The most recent high-profile example of use of the Speech and Debate Clause involved now-imprisoned former Democratic Congressman, William Jefferson, along with former Republican House Speaker, J. Dennis Hastert, who invoked the Clause after Jefferson’s congressional office was raided by the FBI using a judge-authorized search warrant. A United States District Court declared the FBI raid unconstitutional. Congressman Jefferson, however, was unsuccessful in later using the Speech and Debate Clause to challenge his conviction of bribery.

Unfortunately, the Speech and Debate Clause has come to be abused all too frequently. Many members of Congress engage in otherwise actionable defamation to bully and impugn witnesses at congressional hearings, or even members of the public.
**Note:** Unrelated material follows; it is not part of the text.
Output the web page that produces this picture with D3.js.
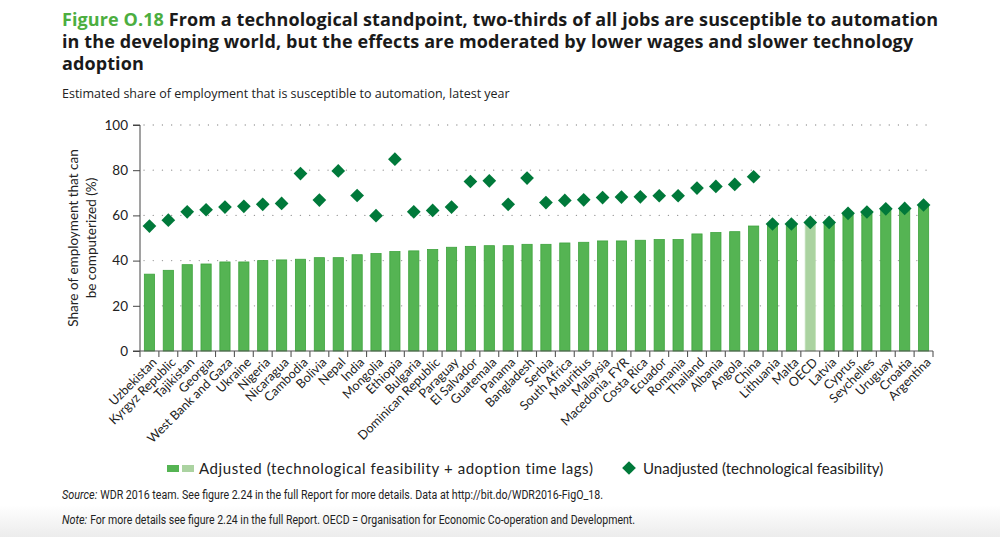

Emboldened by constitutional immunity, and obviously not respecting their offices as representatives of the people, members of Congress frequently degrade hearings into circuses of false charges more suitable for banana republics than the United States.

The more serious degradation of the Speech and Debate Clause, however, may be that it is used to protect corruption under the guise of official activity in Congress. Even if the promise of ‘transparency’ weren’t an utter joke, there are billions of taxpayer dollars being used for payola. Just look at ACORN as one example, where public money is traded for political endorsements.

The states and the people, from whom Congress derives its enumerated powers by their consent, should be able to question their representatives under oath under certain well-defined circumstances, such as when taxpayer money may have been spent unconstitutionally, or as quid pro quo. The Ben Nelson deal appears to be both, and Americans deserve answers under oath, not in response to fluff from a press favoring Obamacare.

I’ve been critical of some state attorneys general, such as former New Yorker AG Eliot Spitzer, for abusing their investigatory powers over private entities and people. However, if state attorneys general may not investigate federal elected officials when corruption may be present, and question them under standards of reasonable cause when there appears to be corruption, then who’s to stop it?

It seems it’s time for a limited amendment to the Speech and Debate Clause, one that fosters the original intent of the Founders in spirited debate among our representatives, yet does not allow – or even encourage – corruption and abuse of the offices representing the people.

A constitutional amendment is no small matter or accomplishment, but the Founders never intended any provision in the Constitution to protect government corruption on the scale we see today. The Speech and Debate Clause should no longer give corrupt elected officials cover, especially because the Constitution was created by men far more honorable and respectful than they.